## START Information given

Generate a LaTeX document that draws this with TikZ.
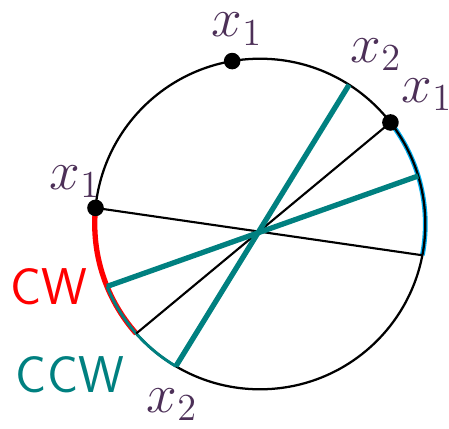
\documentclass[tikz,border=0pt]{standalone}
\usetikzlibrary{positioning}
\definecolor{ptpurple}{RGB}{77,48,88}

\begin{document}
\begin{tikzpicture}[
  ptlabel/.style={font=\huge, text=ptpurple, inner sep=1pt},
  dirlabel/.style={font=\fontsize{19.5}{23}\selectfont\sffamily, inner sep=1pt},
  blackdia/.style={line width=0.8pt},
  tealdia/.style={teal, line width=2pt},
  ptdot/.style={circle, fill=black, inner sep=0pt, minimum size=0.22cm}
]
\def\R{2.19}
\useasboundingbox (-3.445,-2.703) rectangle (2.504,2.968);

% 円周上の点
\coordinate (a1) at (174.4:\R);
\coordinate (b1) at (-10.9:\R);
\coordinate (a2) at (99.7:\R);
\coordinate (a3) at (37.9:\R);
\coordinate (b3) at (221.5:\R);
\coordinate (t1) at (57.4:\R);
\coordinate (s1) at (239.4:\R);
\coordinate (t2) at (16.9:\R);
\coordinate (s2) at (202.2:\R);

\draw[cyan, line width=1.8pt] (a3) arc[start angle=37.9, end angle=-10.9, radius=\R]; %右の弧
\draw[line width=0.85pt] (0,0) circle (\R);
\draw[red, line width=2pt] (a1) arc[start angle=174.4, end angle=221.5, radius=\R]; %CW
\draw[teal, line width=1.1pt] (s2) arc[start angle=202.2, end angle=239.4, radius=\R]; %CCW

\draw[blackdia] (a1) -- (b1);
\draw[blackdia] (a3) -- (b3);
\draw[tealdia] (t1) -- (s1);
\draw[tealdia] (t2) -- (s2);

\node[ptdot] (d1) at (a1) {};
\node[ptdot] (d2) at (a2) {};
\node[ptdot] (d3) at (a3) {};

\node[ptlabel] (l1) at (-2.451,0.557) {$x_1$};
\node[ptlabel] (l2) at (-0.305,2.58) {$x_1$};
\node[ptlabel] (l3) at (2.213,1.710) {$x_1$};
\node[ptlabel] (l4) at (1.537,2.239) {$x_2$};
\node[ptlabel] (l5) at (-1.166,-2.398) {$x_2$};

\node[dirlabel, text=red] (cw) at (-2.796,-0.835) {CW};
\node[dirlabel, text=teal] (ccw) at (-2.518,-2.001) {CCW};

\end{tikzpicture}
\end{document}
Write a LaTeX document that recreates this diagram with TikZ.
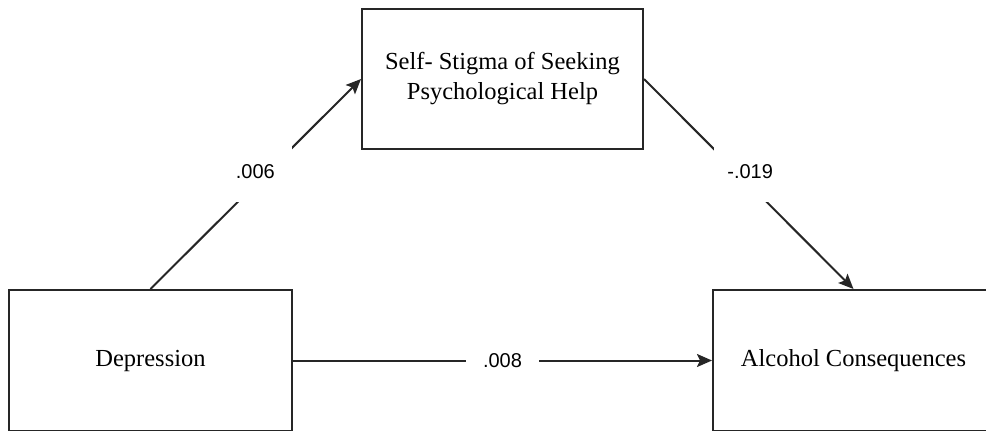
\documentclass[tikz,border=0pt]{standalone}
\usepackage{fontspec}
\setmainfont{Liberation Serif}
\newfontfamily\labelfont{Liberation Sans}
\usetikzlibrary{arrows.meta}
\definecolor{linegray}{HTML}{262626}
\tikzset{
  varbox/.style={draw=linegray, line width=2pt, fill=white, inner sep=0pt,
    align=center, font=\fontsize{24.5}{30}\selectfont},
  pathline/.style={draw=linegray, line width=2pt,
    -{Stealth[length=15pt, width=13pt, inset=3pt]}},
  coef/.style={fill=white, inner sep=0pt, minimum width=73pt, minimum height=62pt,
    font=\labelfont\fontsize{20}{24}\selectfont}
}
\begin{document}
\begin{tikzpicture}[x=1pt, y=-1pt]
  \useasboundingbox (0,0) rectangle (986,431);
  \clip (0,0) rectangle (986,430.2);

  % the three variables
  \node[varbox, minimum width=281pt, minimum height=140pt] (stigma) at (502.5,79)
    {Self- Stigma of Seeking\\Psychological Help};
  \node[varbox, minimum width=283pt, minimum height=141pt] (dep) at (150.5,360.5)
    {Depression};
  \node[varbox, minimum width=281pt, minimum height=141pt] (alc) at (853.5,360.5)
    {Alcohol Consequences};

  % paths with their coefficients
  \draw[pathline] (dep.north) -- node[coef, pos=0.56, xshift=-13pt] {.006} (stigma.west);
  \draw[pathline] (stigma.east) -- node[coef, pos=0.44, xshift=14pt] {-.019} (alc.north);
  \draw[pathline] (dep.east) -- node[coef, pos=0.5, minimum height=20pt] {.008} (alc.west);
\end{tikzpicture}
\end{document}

## END Information given

_Brief:_ Without the pictures, repeat the entries above line by line, from the first through the one that contains "(s2) at (202.2:\R);", both ends included.

_Solution:_
Generate a LaTeX document that draws this with TikZ.
\documentclass[tikz,border=0pt]{standalone}
\usetikzlibrary{positioning}
\definecolor{ptpurple}{RGB}{77,48,88}

\begin{document}
\begin{tikzpicture}[
  ptlabel/.style={font=\huge, text=ptpurple, inner sep=1pt},
  dirlabel/.style={font=\fontsize{19.5}{23}\selectfont\sffamily, inner sep=1pt},
  blackdia/.style={line width=0.8pt},
  tealdia/.style={teal, line width=2pt},
  ptdot/.style={circle, fill=black, inner sep=0pt, minimum size=0.22cm}
]
\def\R{2.19}
\useasboundingbox (-3.445,-2.703) rectangle (2.504,2.968);

% 円周上の点
\coordinate (a1) at (174.4:\R);
\coordinate (b1) at (-10.9:\R);
\coordinate (a2) at (99.7:\R);
\coordinate (a3) at (37.9:\R);
\coordinate (b3) at (221.5:\R);
\coordinate (t1) at (57.4:\R);
\coordinate (s1) at (239.4:\R);
\coordinate (t2) at (16.9:\R);
\coordinate (s2) at (202.2:\R);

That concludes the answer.